Fortunately, in Kendo, there is a requirement for referees to be active kendoka. Unlike some sports where individuals who do not actually play, can qualify as a referee, there is not the level of contempt for referees that exists in say, soccer. Still, being the man with the flag is not the most glamorous job in the shiai-jo, which is why many kendoka prefer to continue their own shiai career rather than referee. This leads to increased pressure on the few people who do regularly referee. In an ideal world there should be nine referees per shiai-jo, to ensure everyone has sufficient rest time, whereas I regularly referee as one of a team of four.
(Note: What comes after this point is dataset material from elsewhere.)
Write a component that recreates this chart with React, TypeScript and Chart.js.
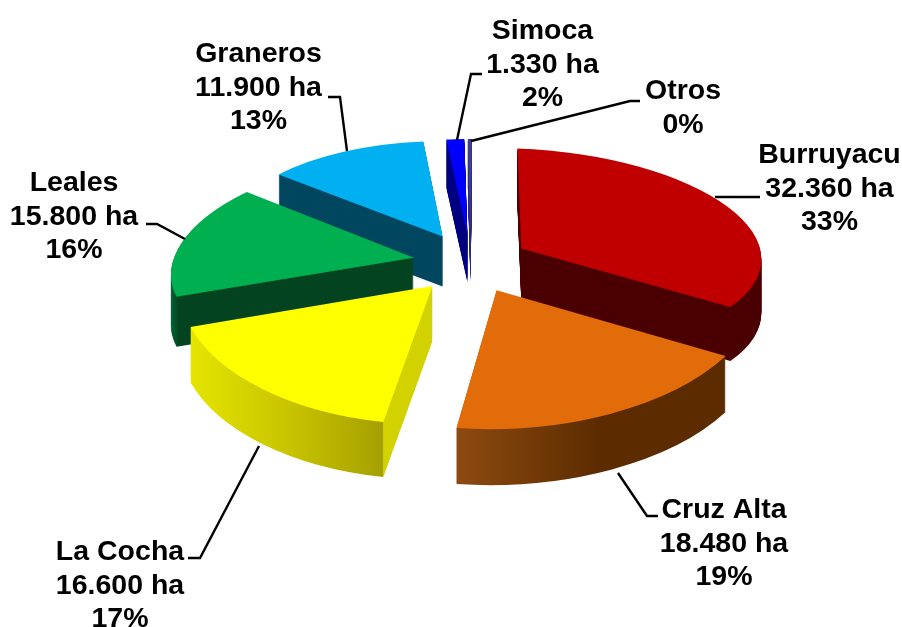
import React, { useEffect, useRef } from "react";
import { Chart, registerables } from "chart.js";

Chart.register(...registerables);

const categories = ["Burruyacu", "Cruz Alta", "La Cocha", "Leales", "Graneros", "Simoca", "Otros"];
const hectares = [32360, 18480, 16600, 15800, 11900, 1330, 300];
const percentLabels = ["33%", "19%", "17%", "16%", "13%", "2%", "0%"];
const showHectares = [true, true, true, true, true, true, false];

const topColors = ["#c00000", "#e26b0a", "#ffff00", "#00b050", "#00b0f0", "#0000ff", "#403a98"];

// Side shading: [horizontal offset from the slice's apex, colour]
const sideStops: [number, string][][] = [
  [[-20, "#4a0000"], [250, "#4a0000"]],
  [[-40, "#8c4a10"], [100, "#5c2c00"], [240, "#5c2c00"]],
  [[-242, "#e6e600"], [-130, "#c6c200"], [-41, "#a6a000"], [-40, "#d2d200"], [10, "#d2d200"]],
  [[-240, "#006b3c"], [-225, "#03431f"], [10, "#03431f"]],
  [[-170, "#00465f"], [10, "#00465f"]],
  [[-30, "#000080"], [10, "#000080"]],
  [[-10, "#2a2a70"], [10, "#2a2a70"]],
];

// View of the tilted pie
const viewCenter = { x: 471, y: 263, squash: 0.5 };
const explode = [58, 60, 60, 58, 60, 58, 58];
const depth = [54, 56, 55, 50, 50, 48, 48];
const paintOrder = [4, 5, 6, 0, 3, 2, 1];
// Per-slice perspective matrix [a, b, c, d], in pixels per unit radius
const lens: number[][] = [
  [240, 9, 4, 100],
  [264.4, -5, 1.85, 138.9],
  [253, 4.56, -9.1, 138.5],
  [241.2, -3.9, -29, 108],
  [216.2, 1.4, -3.6, 95.4],
  [209, 0, -1, 95],
  [209, 0, -1.5, 95],
];

// Label layout: centre x and first baseline, with line step
const labelAnchors = [
  { x: 829.5, y: 163 },
  { x: 724, y: 518 },
  { x: 120, y: 560 },
  { x: 74, y: 191 },
  { x: 258.5, y: 62 },
  { x: 542.5, y: 39 },
  { x: 683, y: 99 },
];
const lineStep = 33.6;
const leaders: number[][][] = [
  [[760, 197], [715, 197]],
  [[658, 516], [647, 516], [618, 473]],
  [[188, 558], [200, 558], [259, 446]],
  [[146, 224], [157, 224], [185, 239]],
  [[328, 97], [340, 97], [347, 151]],
  [[482, 74], [471, 74], [457, 140]],
  [[640, 101], [630, 101], [471, 141]],
];

const formatHa = (v: number) => String(v).replace(/\B(?=(\d{3})+$)/g, ".") + " ha";

const pie3d = {
  id: "pie3d",
  beforeDatasetDraw(chart: any) {
    const ctx: CanvasRenderingContext2D = chart.ctx;
    const arcs = chart.getDatasetMeta(0).data;
    for (const i of paintOrder) {
      const el = arcs[i];
      const R = el.outerRadius;
      const mid = (el.startAngle + el.endAngle) / 2;
      const ax = viewCenter.x + Math.cos(mid) * explode[i];
      const ay = viewCenter.y + Math.sin(mid) * explode[i] * viewCenter.squash;
      const [a, b, c, d] = lens[i];
      const place = (dy: number) => {
        ctx.translate(ax, ay + dy);
        ctx.transform(a / R, b / R, c / R, d / R, 0, 0);
        ctx.translate(-el.x, -el.y);
      };
      const stops = sideStops[i];
      const x0 = stops[0][0];
      const x1 = stops[stops.length - 1][0];
      const grad = ctx.createLinearGradient(el.x + (x0 * R) / a, 0, el.x + (x1 * R) / a, 0);
      stops.forEach(([x, col]) => grad.addColorStop((x - x0) / (x1 - x0), col));
      const side = Object.create(el);
      side.options = { ...el.options, backgroundColor: grad, borderWidth: 0 };
      for (let k = depth[i]; k >= 1; k--) {
        ctx.save();
        place(k);
        side.draw(ctx);
        ctx.restore();
      }
      ctx.save();
      place(0);
      el.draw(ctx);
      ctx.restore();
    }
    return false;
  },
  afterDatasetsDraw(chart: any) {
    const ctx: CanvasRenderingContext2D = chart.ctx;
    ctx.save();
    ctx.strokeStyle = "#000000";
    ctx.lineWidth = 2.4;
    ctx.lineJoin = "miter";
    leaders.forEach((pts) => {
      ctx.beginPath();
      pts.forEach(([x, y], j) => (j ? ctx.lineTo(x, y) : ctx.moveTo(x, y)));
      ctx.stroke();
    });
    ctx.fillStyle = "#000000";
    ctx.font = 'bold 28.5px "Liberation Sans", Arial, sans-serif';
    ctx.textAlign = "center";
    ctx.textBaseline = "alphabetic";
    categories.forEach((name, i) => {
      const lines = showHectares[i]
        ? [name, formatHa(hectares[i]), percentLabels[i]]
        : [name, percentLabels[i]];
      lines.forEach((t, j) => ctx.fillText(t, labelAnchors[i].x, labelAnchors[i].y + j * lineStep));
    });
    ctx.restore();
  },
};

export default function App() {
  const ref = useRef<HTMLCanvasElement>(null);
  useEffect(() => {
    document.body.style.margin = "0";
    const chart = new Chart(ref.current as HTMLCanvasElement, {
      type: "pie",
      data: {
        labels: categories,
        datasets: [{ data: hectares, backgroundColor: topColors, borderWidth: 0 }],
      },
      options: {
        responsive: false,
        animation: false,
        rotation: 0,
        plugins: { legend: { display: false }, tooltip: { enabled: false } },
      },
      plugins: [pie3d],
    } as any);
    return () => chart.destroy();
  }, []);
  return <canvas ref={ref} width={902} height={627} style={{ display: "block" }} />;
}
Everyone has their own view of what constitutes Ippon. Most would buy into the concept that the correct part of the shinai must strike the correct part of the target. The attacker must show ki-ken-tai-ichi and correct posture and zanshin. The cut must have sufficient force and finish and the sword cutting angle must be accurate. Using the evidence of their eyes and ears, referees need to compute all this information in a split second.

To be able to do this, you need be in the right place at the right time. You need to move as a tight triangle with a constant view of both sides of both contestants. You also need to keep in sight of the other two referees, so that you can respond to their calls. Now clearly, if you spend your time in the shiai-jo worrying about the correct pronounciation of your next command, or thinking about where your flags should be if you need to make such and such a signal; you will be too busy to judge the next point correctly.

So, you need to ensure that your position in the court, the commands and flag handling become second nature. Then you can concenrate on judging correct yuko datotsu. How do you do this? To quote the old New York joke, the same way you get to Carnegie Hall- practise.